This deficiency poses a serious threat to their conservation and the natural ecological balance in the region. Uganda's Nature Data Portal reveals that the country is home to about 22% of the world's amphibians and 19% of reptilian species. 

However, this data is mainly concentrated in the Central and Western parts of the country, while the Northern and Eastern regions remain under-documented. In an interview with Uganda Radio Network, Dr. Achilles Brunnel Byaruhanga, a Herpetologist and Principal Investigator with Nature Uganda, expressed his concern about the lack of data in the North. 

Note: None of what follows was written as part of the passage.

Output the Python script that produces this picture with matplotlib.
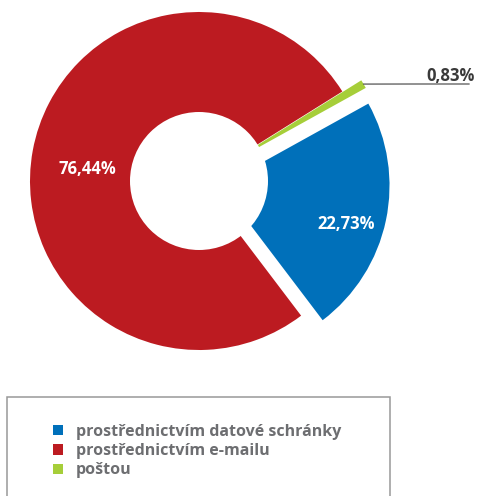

He explains that the absence of proper studies and conservation efforts puts these amphibian and reptilian species at risk of extinction. The loss of these species could disrupt the natural ecological balance, leading to increased pests and parasites that can threaten food security for farmers.

 

//Cue in: “In your home….   

Cue out…” controlled by reptiles,”//

Nature Uganda, in collaboration with the JRS Biodiversity Foundation, has allocated US$ 256,446 (over Shillings 930 million) in funding for herpetology research projects in the region. The study comprises 63 researchers, including 10 science master’s students from Gulu University, Muni and Mbarara Universities, 20 research assistants, and rangers from Uganda Wildlife Authority. 

The researchers are tasked with studying the behaviors, geographic ranges, physiologies, and genetics of these endangered wild species. On Monday, the team inspected the ecological statuses of a few study areas starting off in the Tochi water catchment areas before proceeding to Opidi local forest reserve in Nwoya and Awer Stream in Amuru.  

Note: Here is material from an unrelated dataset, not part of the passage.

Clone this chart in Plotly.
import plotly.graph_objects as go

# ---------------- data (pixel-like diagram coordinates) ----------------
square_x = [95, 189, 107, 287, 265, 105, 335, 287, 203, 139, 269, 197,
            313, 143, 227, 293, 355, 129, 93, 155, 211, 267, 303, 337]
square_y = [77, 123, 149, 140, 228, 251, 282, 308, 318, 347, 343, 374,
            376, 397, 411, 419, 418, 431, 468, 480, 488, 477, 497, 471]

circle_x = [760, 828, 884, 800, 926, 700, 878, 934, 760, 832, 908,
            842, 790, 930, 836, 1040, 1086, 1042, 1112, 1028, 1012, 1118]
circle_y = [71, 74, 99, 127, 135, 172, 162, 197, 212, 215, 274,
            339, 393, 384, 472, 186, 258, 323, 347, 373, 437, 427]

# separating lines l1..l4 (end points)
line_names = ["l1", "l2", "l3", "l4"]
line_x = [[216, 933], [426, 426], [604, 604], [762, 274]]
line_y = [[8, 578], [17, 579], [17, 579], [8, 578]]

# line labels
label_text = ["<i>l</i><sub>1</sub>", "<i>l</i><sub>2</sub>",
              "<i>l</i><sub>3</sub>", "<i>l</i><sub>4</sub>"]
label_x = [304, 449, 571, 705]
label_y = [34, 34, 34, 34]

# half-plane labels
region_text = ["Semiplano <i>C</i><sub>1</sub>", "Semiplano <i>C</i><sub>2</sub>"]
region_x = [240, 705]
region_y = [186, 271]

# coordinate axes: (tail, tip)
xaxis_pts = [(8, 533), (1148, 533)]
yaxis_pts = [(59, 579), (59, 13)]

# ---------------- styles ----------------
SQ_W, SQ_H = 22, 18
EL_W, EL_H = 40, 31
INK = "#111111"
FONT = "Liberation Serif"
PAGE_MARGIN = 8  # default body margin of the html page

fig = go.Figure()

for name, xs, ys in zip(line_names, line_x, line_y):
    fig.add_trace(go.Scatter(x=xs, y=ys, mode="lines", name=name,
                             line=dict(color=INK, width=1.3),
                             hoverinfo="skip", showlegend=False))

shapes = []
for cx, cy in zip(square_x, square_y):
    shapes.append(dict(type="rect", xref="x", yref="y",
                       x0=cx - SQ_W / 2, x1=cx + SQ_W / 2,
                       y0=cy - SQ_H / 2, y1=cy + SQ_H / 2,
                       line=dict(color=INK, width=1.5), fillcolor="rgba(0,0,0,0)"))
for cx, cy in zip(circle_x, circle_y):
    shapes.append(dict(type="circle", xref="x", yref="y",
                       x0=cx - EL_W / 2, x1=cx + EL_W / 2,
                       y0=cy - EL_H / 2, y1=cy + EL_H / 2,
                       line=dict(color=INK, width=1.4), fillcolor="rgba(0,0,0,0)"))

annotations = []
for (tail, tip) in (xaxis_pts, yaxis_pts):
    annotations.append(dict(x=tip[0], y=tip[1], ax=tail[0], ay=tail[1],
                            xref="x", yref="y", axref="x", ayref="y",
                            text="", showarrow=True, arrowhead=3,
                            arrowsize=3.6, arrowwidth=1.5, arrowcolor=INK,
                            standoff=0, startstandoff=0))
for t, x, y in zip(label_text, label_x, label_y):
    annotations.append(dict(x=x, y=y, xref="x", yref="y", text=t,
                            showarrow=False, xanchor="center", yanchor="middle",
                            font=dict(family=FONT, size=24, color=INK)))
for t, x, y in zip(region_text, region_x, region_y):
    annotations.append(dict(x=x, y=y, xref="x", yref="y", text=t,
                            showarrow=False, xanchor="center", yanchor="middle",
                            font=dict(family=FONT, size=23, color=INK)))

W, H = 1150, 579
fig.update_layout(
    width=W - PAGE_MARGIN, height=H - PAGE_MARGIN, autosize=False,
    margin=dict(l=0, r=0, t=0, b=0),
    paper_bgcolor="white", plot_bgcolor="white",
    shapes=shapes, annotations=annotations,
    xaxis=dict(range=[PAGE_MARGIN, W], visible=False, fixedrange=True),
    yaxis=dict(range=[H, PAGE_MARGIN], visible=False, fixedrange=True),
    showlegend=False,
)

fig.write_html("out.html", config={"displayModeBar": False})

The areas mapped out for the study project among others include Zoka Forest in Adjumani D, River Nile, Agoro Hill in Lamwo, Aswa River, and River Unyama with several tributaries and wetlands inclusive. The data collection is expected to conclude in January 2024 for the twelve months study project, which will end in August 2024 with each case location assigned 2 researchers and their assistants.  

The Dean of Faculty Agriculture at Gulu University Dr. Collin Okello commended the collaboration and partnership in conserving the endangered wild species in the region.  He noted that the increasing human interaction with the environment has perpetually reduced habitats for these rare wild species, exposing them to the threat of extinction.  

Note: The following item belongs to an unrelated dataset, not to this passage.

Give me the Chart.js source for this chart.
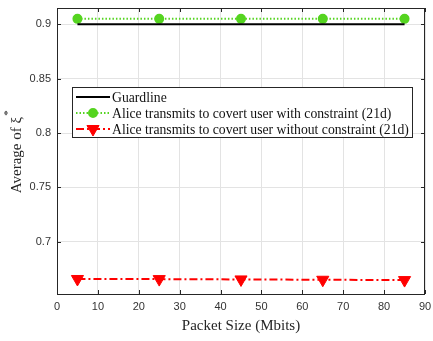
<!DOCTYPE html>
<html>
<head>
<meta charset="utf-8">
<script src="https://cdn.jsdelivr.net/npm/chart.js@4/dist/chart.umd.min.js"></script>
<style>
  html, body { margin: 0; padding: 0; background: #fff; }
  #wrap { width: 433px; height: 341px; }
</style>
</head>
<body>
<div id="wrap"><canvas id="myChart" width="433" height="341"></canvas></div>
<script>
// packet sizes (Mbits)
var packetSize = [5, 25, 45, 65, 85];
var guardline = [0.9, 0.9, 0.9, 0.9, 0.9];
var withConstraint = [0.905, 0.905, 0.905, 0.905, 0.905];
var withoutConstraint = [0.6658, 0.6657, 0.6654, 0.6651, 0.6648];
var xTicks = [0, 10, 20, 30, 40, 50, 60, 70, 80, 90];
var yTicks = [0.7, 0.75, 0.8, 0.85, 0.9];
var seriesNames = [
  'Guardline',
  'Alice transmits to covert user with constraint (21d)',
  'Alice transmits to covert user without constraint (21d)'
];

function pts(ys) {
  return packetSize.map(function (x, i) { return { x: x, y: ys[i] }; });
}

var serif = '"Liberation Serif", "Times New Roman", serif';
var sans = '"Liberation Sans", Arial, sans-serif';

// inward tick marks, box outline and y title with superscript
var framePlugin = {
  id: 'frame',
  afterDraw: function (chart) {
    var c = chart.ctx, a = chart.chartArea;
    var xs = chart.scales.x, ys = chart.scales.y;
    c.save();
    c.strokeStyle = '#262626';
    c.lineWidth = 1;
    c.beginPath();
    xTicks.forEach(function (v) {
      var px = Math.round(xs.getPixelForValue(v)) + 0.5;
      c.moveTo(px, a.bottom); c.lineTo(px, a.bottom - 4);
      c.moveTo(px, a.top); c.lineTo(px, a.top + 4);
    });
    yTicks.forEach(function (v) {
      var py = Math.round(ys.getPixelForValue(v)) + 0.5;
      c.moveTo(a.left, py); c.lineTo(a.left + 4, py);
      c.moveTo(a.right, py); c.lineTo(a.right - 4, py);
    });
    c.stroke();
    c.strokeRect(a.left + 0.5, a.top + 0.5, a.right - a.left - 1, a.bottom - a.top);

    // y axis title
    c.translate(17, (a.top + a.bottom) / 2);
    c.rotate(-Math.PI / 2);
    c.fillStyle = '#262626';
    c.font = '15px ' + serif;
    c.textBaseline = 'middle';
    var main = 'Average of \u03BE';
    var w = c.measureText(main).width;
    var sw = 8;
    c.textAlign = 'left';
    c.fillText(main, -(w + sw) / 2, 0);
    c.font = '11px ' + serif;
    c.fillText('*', -(w + sw) / 2 + w + 1, -9);
    c.restore();
  }
};

// legend box drawn inside the plot
var legendPlugin = {
  id: 'boxLegend',
  afterDraw: function (chart) {
    var c = chart.ctx;
    var x0 = 72, y0 = 87, w = 340, h = 50;
    c.save();
    c.fillStyle = '#fff';
    c.fillRect(x0, y0, w, h);
    c.strokeStyle = '#262626';
    c.lineWidth = 1;
    c.strokeRect(x0 + 0.5, y0 + 0.5, w, h);
    c.font = '13.7px ' + serif;
    c.fillStyle = '#111';
    c.textBaseline = 'middle';
    chart.data.datasets.forEach(function (ds, i) {
      var cy = y0 + 10 + i * 16;
      c.save();
      c.strokeStyle = ds.borderColor;
      c.lineWidth = ds.borderWidth;
      c.setLineDash(ds.borderDash || []);
      c.beginPath();
      c.moveTo(x0 + 4, cy); c.lineTo(x0 + 38, cy);
      c.stroke();
      c.restore();
      if (ds.pointRadius > 0) {
        c.save();
        c.fillStyle = ds.pointBackgroundColor;
        c.strokeStyle = ds.pointBorderColor;
        c.lineWidth = ds.pointBorderWidth;
        Chart.helpers.drawPoint(c, {
          pointStyle: ds.pointStyle,
          rotation: ds.pointRotation || 0,
          radius: ds.pointRadius,
          borderWidth: ds.pointBorderWidth
        }, x0 + 21, cy);
        c.restore();
      }
      c.fillText(seriesNames[i], x0 + 40, cy + 1);
    });
    c.restore();
  }
};

var ctx = document.getElementById('myChart').getContext('2d');
var myChart = new Chart(ctx, {
  type: 'line',
  data: {
    datasets: [{
      label: seriesNames[0],
      data: pts(guardline),
      borderColor: '#000000',
      borderWidth: 2,
      pointRadius: 0
    }, {
      label: seriesNames[1],
      data: pts(withConstraint),
      borderColor: '#55d420',
      borderWidth: 2,
      borderDash: [1.5, 2],
      pointStyle: 'circle',
      pointRadius: 4,
      pointBorderWidth: 2,
      pointBackgroundColor: '#55d420',
      pointBorderColor: '#55d420'
    }, {
      label: seriesNames[2],
      data: pts(withoutConstraint),
      borderColor: '#ff0000',
      borderWidth: 2,
      borderDash: [8, 3, 2, 3],
      pointStyle: 'triangle',
      pointRotation: 180,
      pointRadius: 7,
      pointBorderWidth: 1,
      pointBackgroundColor: '#ff0000',
      pointBorderColor: '#ff0000'
    }]
  },
  options: {
    responsive: false,
    animation: false,
    layout: { padding: { top: 2, right: 4, left: 0, bottom: 0 } },
    plugins: {
      legend: { display: false },
      tooltip: { enabled: false }
    },
    scales: {
      x: {
        type: 'linear',
        min: 0,
        max: 90,
        afterBuildTicks: function (s) { s.ticks = xTicks.map(function (v) { return { value: v }; }); },
        afterFit: function (s) { s.height = 47; s.paddingLeft = 0; s.paddingRight = 0; },
        grid: { color: '#e3e3e3', drawTicks: false },
        border: { display: false },
        ticks: { color: '#333', font: { family: sans, size: 11 }, padding: 6, maxRotation: 0 },
        title: {
          display: true,
          text: 'Packet Size (Mbits)',
          color: '#262626',
          font: { family: serif, size: 15 },
          padding: { top: 0, bottom: 6 }
        }
      },
      y: {
        min: 0.652,
        max: 0.915,
        afterBuildTicks: function (s) { s.ticks = yTicks.map(function (v) { return { value: v }; }); },
        afterFit: function (s) { s.width = 57; s.paddingTop = 0; s.paddingBottom = 0; },
        grid: { color: '#e3e3e3', drawTicks: false },
        border: { display: false },
        ticks: {
          color: '#333',
          font: { family: sans, size: 11 },
          padding: 6,
          callback: function (v) { return String(Math.round(v * 100) / 100); }
        }
      }
    }
  },
  plugins: [framePlugin, legendPlugin]
});
</script>
</body>
</html>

Collins Acile, one of the researchers and a Biodiversity Conservation student at Muni University is hopeful that the project will adequately equip him with nature conservation skills.  “Biodiversity is going down because of the high human footprints but we couldn’t respond to these emerging threats to save these animals due to insufficient data which we hope to establish” he added.

However, to the herpetologists, there is a need for the conservation of amphibians and reptiles which would offer the farmers natural ecological services against pests and diseases.